The metrics fall into five logical categories, which, when synthesised together, give an accurate measure of DCR when tracked over time. These categories are:

Backlog health analysis – metrics and analytics to understand as far as possible the state of the team’s backlog, especially as it relates to the current and next programme cycle;
Talent – quant metrics to understand your delivery teams’ morale and views on process effectiveness (collected via polling on collaboration hubs);
Process efficiency and transparency – metrics that reveal the effectiveness of the end-to-end delivery process (e.g. Flow Efficiency and Lead Time analysis), which reveal bottlenecks and friction in the process;
Throughput and time to value – metrics showing the volume of work being produced and time taken to deliver across the end-to-end SDLC;
Delivery (sprint) accuracy – metrics showing teams’ ability to meet their own sprint goals (for Scrum Agile), which is a key determinant of the likelihood of delivering over longer time periods (e.g. Programme Increments).

Examples of these metrics are shown in Figure 2 below.

Figure 2. Example end-to-end software delivery metrics that determine delivery (capability) risk

Figure 2. An example of end-to-end software delivery metrics that determine delivery (capability) risk

This balanced scorecard of capability risk metrics adds a new dimension to overall programme risk management.

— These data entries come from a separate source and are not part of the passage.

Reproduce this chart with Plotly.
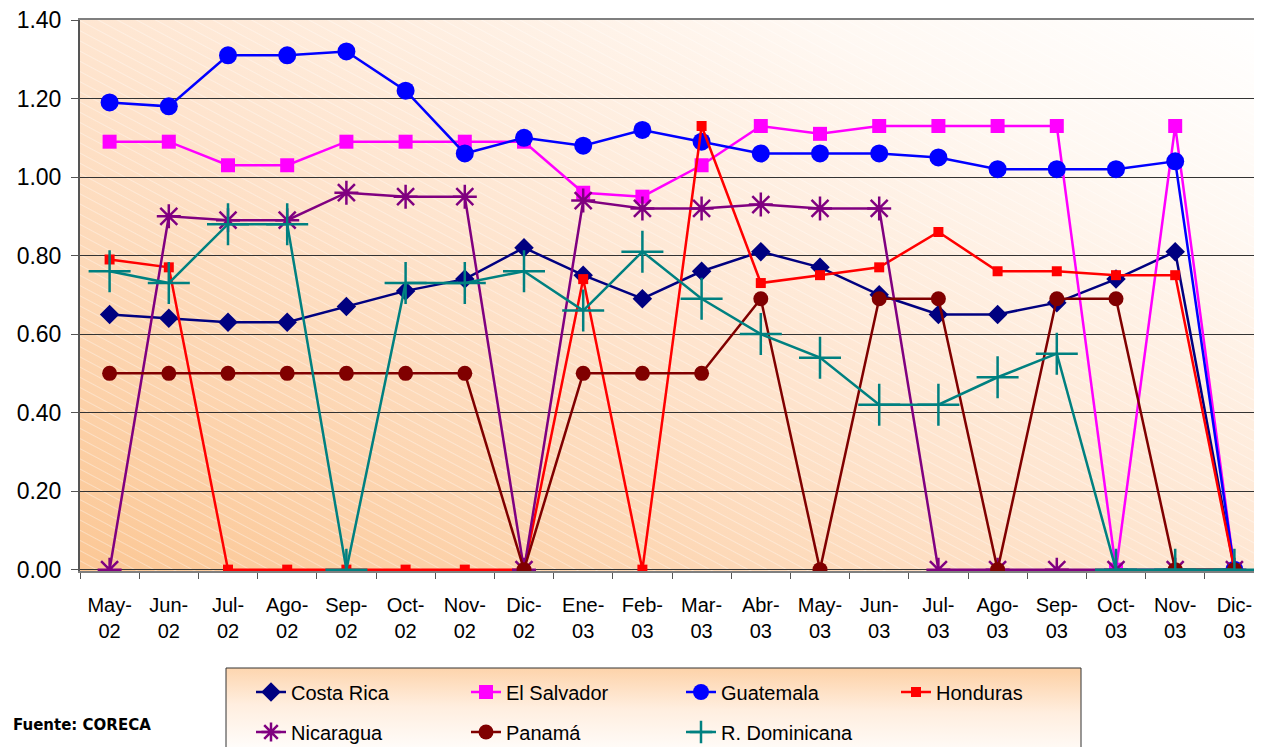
import base64
import plotly.graph_objects as go

months = ["May-<br>02", "Jun-<br>02", "Jul-<br>02", "Ago-<br>02", "Sep-<br>02", "Oct-<br>02", "Nov-<br>02",
          "Dic-<br>02", "Ene-<br>03", "Feb-<br>03", "Mar-<br>03", "Abr-<br>03", "May-<br>03", "Jun-<br>03",
          "Jul-<br>03", "Ago-<br>03", "Sep-<br>03", "Oct-<br>03", "Nov-<br>03", "Dic-<br>03"]

costa_rica = [0.65, 0.64, 0.63, 0.63, 0.67, 0.71, 0.74, 0.82, 0.75, 0.69, 0.76, 0.81, 0.77, 0.70, 0.65, 0.65, 0.68, 0.74, 0.81, 0.00]
el_salvador = [1.09, 1.09, 1.03, 1.03, 1.09, 1.09, 1.09, 1.09, 0.96, 0.95, 1.03, 1.13, 1.11, 1.13, 1.13, 1.13, 1.13, 0.00, 1.13, 0.00]
guatemala = [1.19, 1.18, 1.31, 1.31, 1.32, 1.22, 1.06, 1.10, 1.08, 1.12, 1.09, 1.06, 1.06, 1.06, 1.05, 1.02, 1.02, 1.02, 1.04, 0.00]
honduras = [0.79, 0.77, 0.00, 0.00, 0.00, 0.00, 0.00, 0.00, 0.74, 0.00, 1.13, 0.73, 0.75, 0.77, 0.86, 0.76, 0.76, 0.75, 0.75, 0.00]
nicaragua = [0.00, 0.90, 0.89, 0.89, 0.96, 0.95, 0.95, 0.00, 0.94, 0.92, 0.92, 0.93, 0.92, 0.92, 0.00, 0.00, 0.00, 0.00, 0.00, 0.00]
panama = [0.50, 0.50, 0.50, 0.50, 0.50, 0.50, 0.50, 0.00, 0.50, 0.50, 0.50, 0.69, 0.00, 0.69, 0.69, 0.00, 0.69, 0.69, 0.00, 0.00]
r_dominicana = [0.76, 0.73, 0.88, 0.88, 0.00, 0.73, 0.73, 0.76, 0.66, 0.81, 0.69, 0.60, 0.54, 0.42, 0.42, 0.49, 0.55, 0.00, 0.00, 0.00]

y_ticks = [0.0, 0.2, 0.4, 0.6, 0.8, 1.0, 1.2, 1.4]

W, H = 1262, 747
OFF = 8  # page body margin offset
# target plot box in screenshot pixels
PL, PR, PT, PB = 80, 1264, 20, 571
ML, MT = PL - OFF, PT - OFF
MR = max(0, W - (PR - OFF))
MB = H - (PB - OFF)
PW, PH = W - ML - MR, H - MT - MB


def px_x(px):
    return (px - OFF - ML) / PW


def px_y(py):
    return (MT + PH - (py - OFF)) / PH


def svg_uri(w, h, stops, x1, y1, x2, y2, hatch):
    st = "".join(f'<stop offset="{o}" stop-color="{c}"/>' for o, c in stops)
    pat = ""
    fill2 = ""
    if hatch:
        pat = ('<pattern id="p" width="10" height="9" patternUnits="userSpaceOnUse" patternTransform="rotate(28)">'
               '<line x1="0" y1="0.5" x2="10" y2="0.5" stroke="white" stroke-opacity="0.35" stroke-width="1"/></pattern>')
        fill2 = '<rect width="100%" height="100%" fill="url(#p)"/>'
    svg = (f'<svg xmlns="http://www.w3.org/2000/svg" width="{w}" height="{h}" viewBox="0 0 {w} {h}" '
           f'preserveAspectRatio="none"><defs><linearGradient id="g" x1="{x1}" y1="{y1}" x2="{x2}" y2="{y2}">{st}'
           f'</linearGradient>{pat}</defs><rect width="100%" height="100%" fill="url(#g)"/>{fill2}</svg>')
    return "data:image/svg+xml;base64," + base64.b64encode(svg.encode()).decode()


plot_bg = svg_uri(PW, PH, [(0, "#FBC795"), (0.45, "#FEE3CC"), (0.8, "#FFF8F2"), (1, "#FFFFFF")], 0, 1, 1, 0, True)
leg_bg = svg_uri(855, 85, [(0, "#FDD2A8"), (0.45, "#FFEEDF"), (1, "#FFFFFF")], 0.6, 0, 0.5, 1, False)

series = [
    ("Costa Rica", costa_rica, "#000080", "diamond", 15, 0, 1),
    ("El Salvador", el_salvador, "#FF00FF", "square", 14, 0, 1),
    ("Guatemala", guatemala, "#0000FF", "circle", 18, 0, 1),
    ("Honduras", honduras, "#FF0000", "square", 10, 0, 1),
    ("Nicaragua", nicaragua, "#800080", "asterisk-open", 20, 2.5, 2),
    ("Panamá", panama, "#800000", "circle", 15, 0, 2),
    ("R. Dominicana", r_dominicana, "#008080", "cross-thin-open", 30, 2.5, 2),
]

fig = go.Figure()
for name, vals, col, sym, size, lw, leg in series:
    fig.add_trace(go.Scatter(
        x=months, y=vals, name=name, mode="lines+markers",
        line=dict(color=col, width=2.5),
        marker=dict(symbol=sym, size=size, color=col, line=dict(color=col, width=lw)),
        legend="legend" if leg == 1 else "legend2",
    ))

leg_common = dict(orientation="h", xanchor="left", yanchor="middle", entrywidth=170, entrywidthmode="pixels",
                  bgcolor="rgba(0,0,0,0)", font=dict(family="Liberation Sans, Arial", size=20, color="#000"),
                  itemsizing="trace", tracegroupgap=0)

fig.update_layout(
    width=W, height=H,
    margin=dict(l=ML, r=MR, t=MT, b=MB, autoexpand=False),
    paper_bgcolor="white", plot_bgcolor="rgba(0,0,0,0)",
    font=dict(family="Liberation Sans, Arial", color="#000"),
    legend=dict(x=px_x(251), y=px_y(692), **leg_common),
    legend2=dict(x=px_x(251), y=px_y(732), **leg_common),
    xaxis=dict(type="category", range=[-0.5, len(months) - 0.5], showgrid=False, automargin=False,
               showline=True, linecolor="#7f7f7f", linewidth=2, mirror=True, layer="below traces",
               ticks="outside", tickson="boundaries", ticklen=6, tickcolor="#555", tickwidth=1,
               ticklabelstandoff=15, ticklabeloverflow="allow",
               tickfont=dict(size=20, family="Liberation Sans, Arial", color="#000")),
    yaxis=dict(range=[-0.0035, 1.4], tickvals=y_ticks, tickformat=".2f", showgrid=True, gridcolor="#333",
               gridwidth=1, showline=True, linecolor="#555", linewidth=2, zeroline=False, automargin=False,
               layer="below traces",
               ticks="outside", ticklen=7, tickcolor="#555", tickwidth=1, ticklabelstandoff=5,
               ticklabeloverflow="allow",
               tickfont=dict(size=23, family="Liberation Sans, Arial", color="#000")),
    images=[
        dict(source=plot_bg, xref="paper", yref="paper", x=0, y=1, sizex=1, sizey=1,
             sizing="stretch", layer="below", xanchor="left", yanchor="top"),
        dict(source=leg_bg, xref="paper", yref="paper", x=px_x(226), y=px_y(668),
             sizex=px_x(1081) - px_x(226), sizey=px_y(668) - px_y(760),
             sizing="stretch", layer="below", xanchor="left", yanchor="top"),
    ],
    shapes=[dict(type="rect", xref="paper", yref="paper", x0=px_x(226), x1=px_x(1081),
                 y0=px_y(760), y1=px_y(668), line=dict(color="#333", width=1), layer="below")],
    annotations=[dict(text="<b>Fuente: CORECA</b>", xref="paper", yref="paper", x=px_x(153), y=px_y(725),
                      xanchor="right", yanchor="middle", showarrow=False,
                      font=dict(family="DejaVu Sans", size=15, color="#000"))],
)

fig.write_html("out.html")
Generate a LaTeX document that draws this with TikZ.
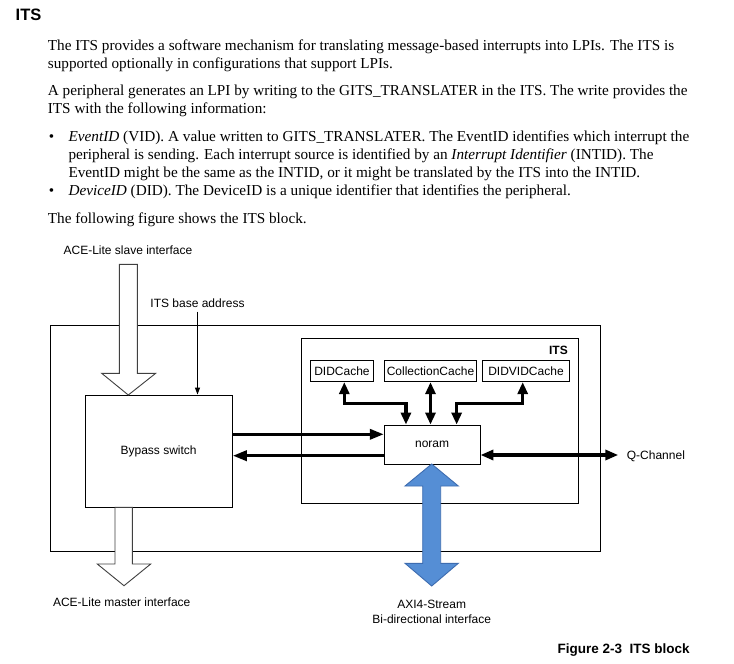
\documentclass[tikz,border=0pt]{standalone}
\usepackage{fontspec}
\usepackage{graphicx}
\setmainfont{Liberation Serif}
\newfontfamily\arialf{Liberation Sans}
\usetikzlibrary{arrows.meta}
\definecolor{axiblue}{RGB}{85,142,213}
\definecolor{axiedge}{RGB}{61,108,176}
\newcommand\fitw[2]{\resizebox{#1pt}{\height}{#2}}
\begin{document}
\begin{tikzpicture}[x=1pt,y=-1pt,
  body/.style={anchor=base west, inner sep=0pt, font=\fontsize{15.2}{18.3}\selectfont},
  diag/.style={inner sep=0pt, font=\arialf\fontsize{12}{14}\selectfont},
  box/.style={diag, draw, line width=0.9pt},
  fatcache/.style={line width=3.3pt, {Triangle[length=12pt,width=10pt]}-{Triangle[length=12pt,width=10pt]}},
  fatone/.style={line width=3.3pt, -{Triangle[length=14pt,width=10pt]}},
  thinarrow/.style={line width=0.9pt, -{Triangle[length=7pt,width=5pt]}},
  hollow/.style={fill=white, draw=black!75, line width=0.9pt, line join=miter},
  blueshape/.style={fill=axiblue, draw=axiedge, line width=0.9pt}]
\useasboundingbox[fill=white] (0,0) rectangle (734,664);

% ---------- text ----------
\node[anchor=base west, inner sep=0pt, font=\arialf\bfseries\fontsize{16.5}{18}\selectfont] (head) at (15.5,20.7) {ITS};
\node[body] (l1) at (47.7,50) {\fitw{626.3}{The ITS provides a software mechanism for translating message-based interrupts into LPIs. The ITS is}};
\node[body] (l2) at (47.7,68.3) {supported optionally in configurations that support LPIs.};
\node[body] (l3) at (47.7,95) {\fitw{639.6}{A peripheral generates an LPI by writing to the GITS\_TRANSLATER in the ITS. The write provides the}};
\node[body] (l4) at (47.7,113.3) {ITS with the following information:};
\node[body] (bu1) at (48.6,141.7) {\textbullet};
\node[body] (l5) at (68.3,141.7) {\fitw{620.7}{\textit{EventID} (VID). A value written to GITS\_TRANSLATER. The EventID identifies which interrupt the}};
\node[body] (l6) at (68.3,159.3) {\fitw{585}{peripheral is sending. Each interrupt source is identified by an \textit{Interrupt Identifier} (INTID). The}};
\node[body] (l7) at (68.3,177.7) {\fitw{571.7}{EventID might be the same as the INTID, or it might be translated by the ITS into the INTID.}};
\node[body] (bu2) at (48.6,195.7) {\textbullet};
\node[body] (l8) at (68.3,195.7) {\fitw{502.4}{\textit{DeviceID} (DID). The DeviceID is a unique identifier that identifies the peripheral.}};
\node[body] (l9) at (47.7,223.3) {The following figure shows the ITS block.};

% ---------- boxes ----------
\node[box, minimum width=549.8pt, minimum height=226.2pt] (outer) at (325.6,438.1) {};
\node[box, minimum width=276.6pt, minimum height=164.7pt] (its) at (440,420.65) {};
\node[box, minimum width=147.3pt, minimum height=112.3pt] (bypass) at (158.65,451.15) {Bypass switch};
\node[box, minimum width=95.7pt, minimum height=39pt] (noram) at (432.15,444.5) {noram};
\node[box, minimum width=62.6pt, minimum height=21pt] (didc) at (342,371.2) {DIDCache};
\node[box, minimum width=92.4pt, minimum height=21pt] (collc) at (430.5,371.2) {CollectionCache};
\node[box, minimum width=86.6pt, minimum height=21pt] (dvc) at (526,371.2) {DIDVIDCache};
\node[diag, anchor=base east, font=\arialf\bfseries\fontsize{12}{14}\selectfont] (itsl) at (568,354.3) {ITS};

% ---------- labels ----------
\node[diag, anchor=base] (slave) at (128,254) {ACE-Lite slave interface};
\node[diag, anchor=base] (base) at (197.5,307) {ITS base address};
\node[diag, anchor=base] (master) at (121.7,606.6) {ACE-Lite master interface};
\node[diag, anchor=base west] (qc) at (626.7,459.3) {Q-Channel};
\node[diag, anchor=base] (axi1) at (431.7,608.3) {AXI4-Stream};
\node[diag, anchor=base] (axi2) at (431.7,623) {Bi-directional interface};
\node[anchor=base west, inner sep=0pt, font=\arialf\bfseries\fontsize{13.5}{15}\selectfont] (cap) at (557.3,653.8) {Figure 2-3\ \ ITS block};

% ---------- connectors ----------
\coordinate (hy) at (0,403.3);
\coordinate (dl) at ([xshift=2.3pt]didc.south);
\coordinate (nl) at ([xshift=-26.2pt]noram.north);
\coordinate (dr) at ([xshift=-3.3pt]dvc.south);
\coordinate (nr) at ([xshift=24.5pt]noram.north);
\draw[fatcache] (dl) -- (dl |- hy) -| (nl);
\draw[fatcache] (collc.south) -- (collc.south |- noram.north);
\draw[fatcache] (dr) -- (dr |- hy) -| (nr);

\coordinate (r1) at (0,434.3);
\coordinate (r2) at (0,455.7);
\coordinate (r3) at (0,455);
\coordinate (qtip) at (618.3,455);
\draw[fatone] (bypass.east |- r1) -- (noram.west |- r1);
\draw[fatone] (noram.west |- r2) -- (bypass.east |- r2);
\draw[fatcache, {Triangle[length=13pt,width=10pt]}-{Triangle[length=13pt,width=10pt]}] (noram.east |- r3) -- (qtip);

\coordinate (bt) at ([yshift=-4.4pt]base.south);
\draw[thinarrow] (bt) -- (bt |- bypass.north);

% hollow interface arrows
\draw[hollow] (119.3,264.3) -- (137.3,264.3) -- (137.3,373.3) -- (155.7,373.3) -- (128.3,395) -- (101.7,373.3) -- (119.3,373.3) -- cycle;
\draw[hollow] (115,507.3) -- (132.3,507.3) -- (132.3,564) -- (150.7,564) -- (124,585.7) -- (97.3,564) -- (115,564) -- cycle;

% AXI4-Stream bidirectional arrow
\draw[blueshape] (431.7,464) -- (458.3,486) -- (440.7,486) -- (440.7,563.3) -- (458.3,563.3) -- (431.7,586) -- (405,563.3) -- (422.7,563.3) -- (422.7,486) -- (405,486) -- cycle;
\end{tikzpicture}
\end{document}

As Figure 2 shows, these metrics are principally designed for use in an Agile delivery context (with concepts of Cycle Times, Sprint Completion, etc). Still, many can also be applied in a hybrid “Scrumfall” context (often adopted by larger organisations to deliver major projects).

For example:

Metrics relating to backlog health are clearly key in any context (and reveal hidden risks);
real-time understanding of engineer morale and engineer feedback, as regards the delivery process, are also critical leading indicators of (hidden) delivery risk, and so too are;
changes in time spent (and the efficiency of) fixing bugs and technical debt.

These are all “under the bonnet” metrics that, when viewed together, give the experienced Delivery Manager a view on the health of the delivery “engine” – is it firing on all cylinders or running on empty…?

Applying delivery capability risk to overall project risk management frameworks

Programme management techniques typically map the various workstreams and understand interdependencies and the critical path.

These techniques create well-organised Gantt charts showing the theoretical progress of the project relative to planned milestones. However, these techniques cannot effectively track the health of the underlying technology delivery capability.

i.e. the Gantt chart may show that we just hit a key milestone, but understanding the health/stress of the underlying delivery team may paint a very different picture. It may show that this was achieved in an unsustainable way (low morale, declining process efficiency, increasing technical debt, etc) – hence, the team is unlikely to hit the next milestone.

This is why understanding delivery capability risk (i.e., understanding the health of the underlying delivery “engine”) can be a vital extra dimension in complex IT programme management.

This is indeed why Plandek is used as a delivery risk management tool to be applied in conjunction with existing Enterprise Agile Planning tools (such as Jira, Jira Align, Rally, etc).